At the Amon Carter, she managed the permanent collections and co-curated a number of exhibitions including "Thomas Eakins and 'Swimming.' "
"I first was impressed by her expertise in American art. She is a scholar of many accomplishments," Bergman says. He adds, "The combination of her museum experience, scholarly talents and a talent for organization and administrative work have made an equally impressive museum director."
Doing it all
Still, when Bolger came to RISD, she had never run a museum. "Becoming a director for the first time was a huge transition to make. I had done bits and parts of the job -- raised money, curated, supervised, but I had never done it all at once," she says.
It surely didn't help that her predecessor, Robinson, was a near-legendary figure in local art circles.
Tall and loquacious, the Dutch art specialist is renowned for a booming voice that echoed through the museum halls as he roared his welcome to visitors.
Under Robinson's leadership, the museum added to its collections, increased its attendance and originated a number of successful exhibitions.
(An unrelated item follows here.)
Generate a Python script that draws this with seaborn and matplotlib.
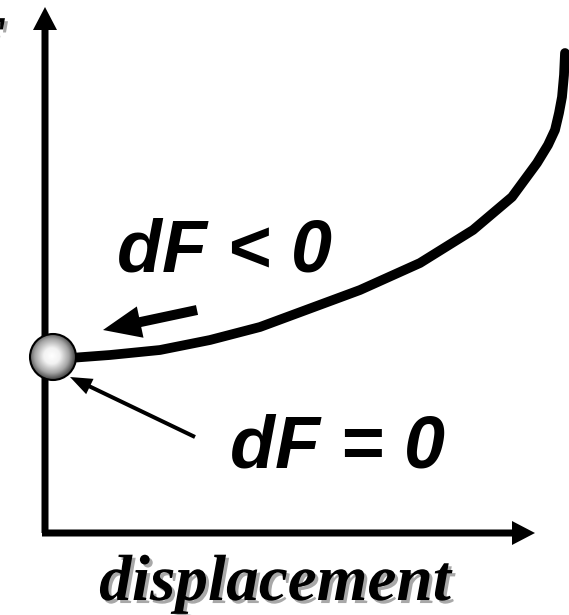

Before Robinson left in 1992 after 13 years to become director of the Herbert F. Johnson Museum of Art at Cornell University, the museum broke ground for its newest addition, the Daphne Farago Wing.
But many mundane details of maintenance, such as the leaky heating system, had fallen by the wayside.
While agreeing there was work left undone, Robinson also points out that "you know the problems that were left unsolved, but you don't know the problems that were solved because they aren't there anymore."
At any rate, when Bolger arrived in 1994, the museum needed major improvements. In addition to the leaky vault, other storage areas were woefully overcrowded. One room housed 18,000 prints and drawings -- some by Mary Cassatt, Edgar Degas and Vincent van Gogh -- stacked on top of each other from floor to ceiling. Morale among curators was low. Communications between college faculty and museum staff had dwindled.
Bolger describes her method of dealing with seemingly insurmountable problems as "going in on it like a laser beam and just doing it."